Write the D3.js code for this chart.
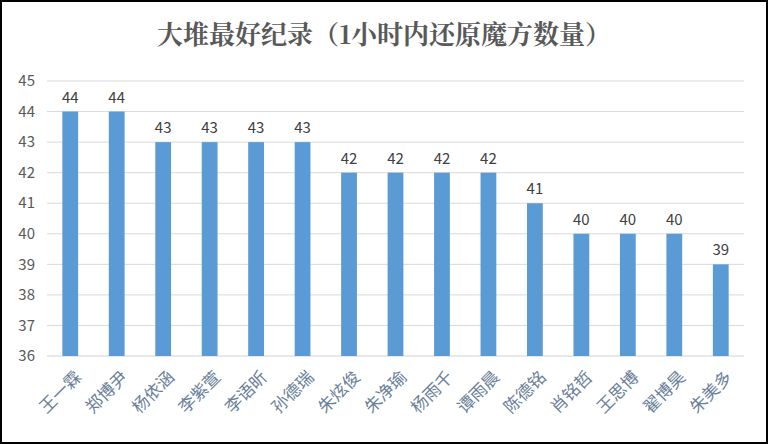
<!DOCTYPE html>
<html><head><meta charset="utf-8">
<script src="https://cdn.jsdelivr.net/npm/d3@7"></script>
<style>body{margin:0;background:#fff}</style>
</head><body><svg id="c" width="768" height="444"></svg>
<script>
const names = ['王一霖','郑博尹','杨依涵','李紫萱','李语昕','孙德瑞','朱炫俊','朱净瑜','杨雨千','谭雨晨','陈德铭','肖铭哲','王思博','翟博昊','朱美多'];
const values = [44,44,43,43,43,43,42,42,42,42,41,40,40,40,39];
const yTicks = [36,37,38,39,40,41,42,43,44,45];

const svg = d3.select('#c');
const font = '"Noto Sans CJK SC", sans-serif';
svg.append('rect').attr('x',1).attr('y',1).attr('width',766).attr('height',442)
  .attr('fill','#fff').attr('stroke','#000').attr('stroke-width',2);

const x = d3.scaleBand().domain(names).range([47, 744]).paddingInner(0.66).paddingOuter(0.33);
const y = d3.scaleLinear().domain([36,45]).range([356, 81]);

svg.append('g').selectAll('line').data(yTicks).join('line')
  .attr('x1',47).attr('x2',744).attr('y1',d=>y(d)).attr('y2',d=>y(d))
  .attr('stroke', d => d===36 ? '#d0d0d0' : '#d9d9d9').attr('stroke-width',1);

svg.append('g').selectAll('text').data(yTicks).join('text')
  .attr('x',35).attr('y',d=>y(d)).attr('dy','0.35em').attr('text-anchor','end')
  .attr('font-family',font).attr('font-size',15).attr('fill','#595959').text(d=>d);

svg.append('g').selectAll('rect').data(values).join('rect')
  .attr('x',(d,i)=>x(names[i])).attr('width',x.bandwidth())
  .attr('y',d=>y(d)).attr('height',d=>y(36)-y(d)).attr('fill','#5b9bd5');

svg.append('g').selectAll('text').data(values).join('text')
  .attr('x',(d,i)=>x(names[i])+x.bandwidth()/2).attr('y',d=>y(d)-9)
  .attr('text-anchor','middle').attr('font-family',font).attr('font-size',15)
  .attr('fill','#404040').text(d=>d);

svg.append('g').selectAll('text').data(names).join('text')
  .attr('transform',d=>`translate(${x(d)+x.bandwidth()/2+8},${374}) rotate(-45)`)
  .attr('text-anchor','end').attr('dy','0.35em').attr('font-family',font).attr('font-size',17)
  .attr('fill','#6a7f99').text(d=>d);

svg.append('text').attr('x',384).attr('y',44).attr('text-anchor','middle')
  .attr('font-family','"Noto Serif CJK SC","Noto Sans CJK SC",serif').attr('font-weight','bold')
  .attr('font-size',26).attr('fill','#595959').text('大堆最好纪录（1小时内还原魔方数量）');
</script></body></html>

What the task asks:
The material above holds pictures; copy everything else in it exactly.

Result for this exercise:
Write the D3.js code for this chart.
<!DOCTYPE html>
<html><head><meta charset="utf-8">
<script src="https://cdn.jsdelivr.net/npm/d3@7"></script>
<style>body{margin:0;background:#fff}</style>
</head><body><svg id="c" width="768" height="444"></svg>
<script>
const names = ['王一霖','郑博尹','杨依涵','李紫萱','李语昕','孙德瑞','朱炫俊','朱净瑜','杨雨千','谭雨晨','陈德铭','肖铭哲','王思博','翟博昊','朱美多'];
const values = [44,44,43,43,43,43,42,42,42,42,41,40,40,40,39];
const yTicks = [36,37,38,39,40,41,42,43,44,45];

const svg = d3.select('#c');
const font = '"Noto Sans CJK SC", sans-serif';
svg.append('rect').attr('x',1).attr('y',1).attr('width',766).attr('height',442)
  .attr('fill','#fff').attr('stroke','#000').attr('stroke-width',2);

const x = d3.scaleBand().domain(names).range([47, 744]).paddingInner(0.66).paddingOuter(0.33);
const y = d3.scaleLinear().domain([36,45]).range([356, 81]);

svg.append('g').selectAll('line').data(yTicks).join('line')
  .attr('x1',47).attr('x2',744).attr('y1',d=>y(d)).attr('y2',d=>y(d))
  .attr('stroke', d => d===36 ? '#d0d0d0' : '#d9d9d9').attr('stroke-width',1);

svg.append('g').selectAll('text').data(yTicks).join('text')
  .attr('x',35).attr('y',d=>y(d)).attr('dy','0.35em').attr('text-anchor','end')
  .attr('font-family',font).attr('font-size',15).attr('fill','#595959').text(d=>d);

svg.append('g').selectAll('rect').data(values).join('rect')
  .attr('x',(d,i)=>x(names[i])).attr('width',x.bandwidth())
  .attr('y',d=>y(d)).attr('height',d=>y(36)-y(d)).attr('fill','#5b9bd5');

svg.append('g').selectAll('text').data(values).join('text')
  .attr('x',(d,i)=>x(names[i])+x.bandwidth()/2).attr('y',d=>y(d)-9)
  .attr('text-anchor','middle').attr('font-family',font).attr('font-size',15)
  .attr('fill','#404040').text(d=>d);

svg.append('g').selectAll('text').data(names).join('text')
  .attr('transform',d=>`translate(${x(d)+x.bandwidth()/2+8},${374}) rotate(-45)`)
  .attr('text-anchor','end').attr('dy','0.35em').attr('font-family',font).attr('font-size',17)
  .attr('fill','#6a7f99').text(d=>d);

svg.append('text').attr('x',384).attr('y',44).attr('text-anchor','middle')
  .attr('font-family','"Noto Serif CJK SC","Noto Sans CJK SC",serif').attr('font-weight','bold')
  .attr('font-size',26).attr('fill','#595959').text('大堆最好纪录（1小时内还原魔方数量）');
</script></body></html>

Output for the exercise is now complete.